Komprise adds global unstructured data search and subset move

Komprise has introduced Deep Analytics Actions (KDAA), a product which provides a systematic way to find specific data across hybrid cloud storage silos and can move a subset of data to data pipelines. 

KDAA is a managed hybrid cloud service. It builds a global file index, stored in the public cloud, by indexing data in-place across file, object and cloud data storage and can thereby look into the index to search petabytes of unstructured data distributed across multiple silos and locations. It enables Komprise to compete with suppliers such as OneSync and Rubrik, with its acquired Igneous technology.

Matt Madill, senior storage administrator at Komprise customer Duquesne University, said: “Different research groups have unique requirements which users can support with tagging so that those data sets can not only be discovered easily but they can apply the appropriate data management policies to them for long-term storage. We’ll be able to give users the power to have better control of their data and let us know what to archive and when.” 

The action part of this is KDAA can create a virtual data set based on a query and systematically and continuously move data from multiple file and object silos to a target location.

Komprise diagram.

For example, researchers at a pharmaceutical company can query and extract the files related to a specific experiment generated by a set of researchers, when these files might be a small part of petabytes of research and other scattered across datacentres and clouds. They can then import this virtual data set into a data lake or data warehouse for further analysis. 

Komprise says they can move smaller subsets of data than otherwise into data lakes and warehouses for analysis, which speeds data lake/warehouse load time and hopefully speeds the analytics runs as well — since there is less data to analyse.

Kumar Goswami, co-founder and CEO of Komprise, said: “With Komprise Deep Analytics Actions, departmental users can maximise the business value of their unstructured data by leveraging their domain knowledge to cull and find the right data sets to operate on across all their silos.

KDAA screen grab.

The global indexing is at file and object metadata level, not content level. That means users can create queries on file attributes and tags such as: data related to a specific tag or project name, inactive projects, file age, user/group ID’s, path, file type (aka JPEG) and specific extensions, and data with unknown owners.

Tags are what data owners and users can add as custom metadata. Unlike automatic metadata generated by a file or object system this is not necessarily systematic and certainly not automatic. It can be, as KDAA can be set up to add tags based on an unstructured data item’s characteristics.

Users could maximise the business value of unstructured data even more if they could search inside it — run a content-level search.

Check out Komprise’s KDAA web pages to learn more.


Automated content indexing requires the content indexing system to look inside a file or object and recognise words that are relevant and not articles or pronouns or other relatively content-free items. A book indexer basically looks for nouns (array) and names (Komprise) and actions (eg versioning). An automated content indexer would have to be able to recognise such words in a file or object and then list them as content metadata items for that file or object.

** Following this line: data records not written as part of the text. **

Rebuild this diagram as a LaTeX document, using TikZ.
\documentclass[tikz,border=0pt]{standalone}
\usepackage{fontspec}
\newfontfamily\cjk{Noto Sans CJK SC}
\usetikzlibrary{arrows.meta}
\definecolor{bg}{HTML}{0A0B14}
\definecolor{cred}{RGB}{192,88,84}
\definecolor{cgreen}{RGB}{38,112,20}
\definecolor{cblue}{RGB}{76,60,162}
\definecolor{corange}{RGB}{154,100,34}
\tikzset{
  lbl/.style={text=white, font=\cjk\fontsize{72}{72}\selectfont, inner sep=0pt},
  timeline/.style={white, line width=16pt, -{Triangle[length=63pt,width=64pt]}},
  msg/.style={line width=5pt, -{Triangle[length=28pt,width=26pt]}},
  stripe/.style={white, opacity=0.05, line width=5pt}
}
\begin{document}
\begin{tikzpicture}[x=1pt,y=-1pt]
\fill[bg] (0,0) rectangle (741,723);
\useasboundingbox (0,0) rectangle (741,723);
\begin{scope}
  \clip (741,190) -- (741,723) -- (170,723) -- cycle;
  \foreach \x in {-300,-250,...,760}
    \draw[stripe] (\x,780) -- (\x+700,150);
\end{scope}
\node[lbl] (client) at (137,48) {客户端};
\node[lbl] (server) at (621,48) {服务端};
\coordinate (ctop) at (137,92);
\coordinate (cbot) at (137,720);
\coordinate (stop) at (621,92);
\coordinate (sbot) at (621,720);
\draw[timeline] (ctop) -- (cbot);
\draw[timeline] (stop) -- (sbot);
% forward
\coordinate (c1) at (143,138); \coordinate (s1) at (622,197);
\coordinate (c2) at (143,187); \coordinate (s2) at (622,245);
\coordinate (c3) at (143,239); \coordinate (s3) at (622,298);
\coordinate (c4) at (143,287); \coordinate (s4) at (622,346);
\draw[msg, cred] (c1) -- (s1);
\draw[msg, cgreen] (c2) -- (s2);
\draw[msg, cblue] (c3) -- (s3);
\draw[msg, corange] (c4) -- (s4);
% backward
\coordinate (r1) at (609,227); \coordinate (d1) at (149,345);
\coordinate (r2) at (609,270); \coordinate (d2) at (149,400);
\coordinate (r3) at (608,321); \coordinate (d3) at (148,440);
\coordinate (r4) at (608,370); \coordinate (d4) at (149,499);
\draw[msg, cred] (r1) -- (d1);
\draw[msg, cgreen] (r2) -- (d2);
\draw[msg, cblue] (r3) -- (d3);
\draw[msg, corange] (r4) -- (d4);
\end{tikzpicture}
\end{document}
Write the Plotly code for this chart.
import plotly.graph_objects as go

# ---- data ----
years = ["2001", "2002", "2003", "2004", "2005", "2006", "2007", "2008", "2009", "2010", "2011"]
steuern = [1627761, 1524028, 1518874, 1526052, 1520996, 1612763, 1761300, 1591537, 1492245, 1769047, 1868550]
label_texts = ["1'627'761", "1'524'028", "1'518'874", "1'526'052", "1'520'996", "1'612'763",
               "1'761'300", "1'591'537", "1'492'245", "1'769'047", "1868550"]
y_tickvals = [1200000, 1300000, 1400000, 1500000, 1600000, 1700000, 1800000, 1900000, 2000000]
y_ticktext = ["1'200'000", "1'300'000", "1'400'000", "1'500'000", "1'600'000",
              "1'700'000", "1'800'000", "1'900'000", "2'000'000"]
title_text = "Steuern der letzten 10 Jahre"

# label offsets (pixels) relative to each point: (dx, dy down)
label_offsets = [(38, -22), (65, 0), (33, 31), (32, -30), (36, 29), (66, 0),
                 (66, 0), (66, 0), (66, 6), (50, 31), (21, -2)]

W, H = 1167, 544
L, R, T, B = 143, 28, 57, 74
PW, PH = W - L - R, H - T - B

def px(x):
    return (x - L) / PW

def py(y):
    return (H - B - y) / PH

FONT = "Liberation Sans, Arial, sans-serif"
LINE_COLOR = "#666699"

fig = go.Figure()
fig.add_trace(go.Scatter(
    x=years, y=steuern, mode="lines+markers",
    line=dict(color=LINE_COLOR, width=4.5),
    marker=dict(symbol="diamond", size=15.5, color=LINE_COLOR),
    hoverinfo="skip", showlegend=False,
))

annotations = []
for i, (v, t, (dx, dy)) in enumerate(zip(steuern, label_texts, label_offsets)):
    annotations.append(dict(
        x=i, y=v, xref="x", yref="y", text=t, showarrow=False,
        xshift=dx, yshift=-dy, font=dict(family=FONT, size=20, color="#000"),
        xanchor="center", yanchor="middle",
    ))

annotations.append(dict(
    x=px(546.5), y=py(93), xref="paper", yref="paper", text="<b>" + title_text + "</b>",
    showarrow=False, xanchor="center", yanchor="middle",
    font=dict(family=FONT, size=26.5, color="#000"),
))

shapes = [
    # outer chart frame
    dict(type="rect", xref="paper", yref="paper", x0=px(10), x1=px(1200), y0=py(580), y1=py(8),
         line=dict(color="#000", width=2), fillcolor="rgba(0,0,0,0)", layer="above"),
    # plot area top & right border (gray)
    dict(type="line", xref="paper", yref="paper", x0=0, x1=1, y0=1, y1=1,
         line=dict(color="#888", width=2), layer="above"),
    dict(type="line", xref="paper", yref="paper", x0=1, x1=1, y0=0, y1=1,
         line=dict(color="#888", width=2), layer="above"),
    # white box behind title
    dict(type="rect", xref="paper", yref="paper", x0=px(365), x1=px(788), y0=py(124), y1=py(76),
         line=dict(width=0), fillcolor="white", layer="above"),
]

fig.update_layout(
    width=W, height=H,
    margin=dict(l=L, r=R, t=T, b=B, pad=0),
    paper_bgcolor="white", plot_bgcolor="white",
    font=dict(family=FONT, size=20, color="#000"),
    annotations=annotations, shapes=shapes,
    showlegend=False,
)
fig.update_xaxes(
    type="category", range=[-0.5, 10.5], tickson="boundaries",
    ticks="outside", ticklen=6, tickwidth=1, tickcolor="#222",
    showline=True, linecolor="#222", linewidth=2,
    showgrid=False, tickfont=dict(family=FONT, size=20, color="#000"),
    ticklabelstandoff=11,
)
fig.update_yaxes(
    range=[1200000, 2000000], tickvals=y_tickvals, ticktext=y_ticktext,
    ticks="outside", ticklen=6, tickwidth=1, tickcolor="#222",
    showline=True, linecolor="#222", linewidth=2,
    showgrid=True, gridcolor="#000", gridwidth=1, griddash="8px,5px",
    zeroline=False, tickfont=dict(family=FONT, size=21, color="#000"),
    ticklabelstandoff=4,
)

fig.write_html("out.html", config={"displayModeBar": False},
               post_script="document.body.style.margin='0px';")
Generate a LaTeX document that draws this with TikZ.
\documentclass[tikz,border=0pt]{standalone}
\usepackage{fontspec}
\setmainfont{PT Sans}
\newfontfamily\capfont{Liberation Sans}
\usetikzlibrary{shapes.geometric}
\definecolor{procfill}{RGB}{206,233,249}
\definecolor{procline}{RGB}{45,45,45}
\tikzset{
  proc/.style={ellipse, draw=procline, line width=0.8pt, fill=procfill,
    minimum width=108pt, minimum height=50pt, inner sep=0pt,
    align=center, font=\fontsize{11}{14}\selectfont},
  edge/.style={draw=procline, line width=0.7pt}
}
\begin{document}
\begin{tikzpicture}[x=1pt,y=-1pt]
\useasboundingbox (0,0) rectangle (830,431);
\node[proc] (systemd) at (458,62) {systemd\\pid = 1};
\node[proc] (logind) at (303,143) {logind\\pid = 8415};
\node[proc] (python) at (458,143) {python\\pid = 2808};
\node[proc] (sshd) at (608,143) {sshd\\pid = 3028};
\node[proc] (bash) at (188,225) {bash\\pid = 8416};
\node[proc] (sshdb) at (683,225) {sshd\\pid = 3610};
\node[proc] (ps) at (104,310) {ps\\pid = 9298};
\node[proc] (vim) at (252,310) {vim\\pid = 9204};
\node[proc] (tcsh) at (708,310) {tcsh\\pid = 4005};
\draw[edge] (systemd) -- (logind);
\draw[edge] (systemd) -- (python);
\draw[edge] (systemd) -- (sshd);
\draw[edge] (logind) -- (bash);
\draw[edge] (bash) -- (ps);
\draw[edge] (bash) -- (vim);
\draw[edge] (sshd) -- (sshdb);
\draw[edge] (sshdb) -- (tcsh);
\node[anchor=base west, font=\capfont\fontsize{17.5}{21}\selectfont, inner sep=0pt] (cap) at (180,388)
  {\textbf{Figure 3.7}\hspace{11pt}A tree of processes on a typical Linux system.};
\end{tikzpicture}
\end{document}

Such content-level indexing runs would need a huge amount of storage I/O and many processing cycles.

A content-level metadata list could be huge. A 350-page book could easily have a 550-item content index. With a million text files a content index could hold hundreds of millions of entries. An automated indexer in effect builds up a massive quasi-dictionary or key:value store in which words (keys) are listed but not explained. Instead they have references to their use in a file or object (values).

If that existed then a content-level search could be run in the same way as KDAA searches file and object metadata today.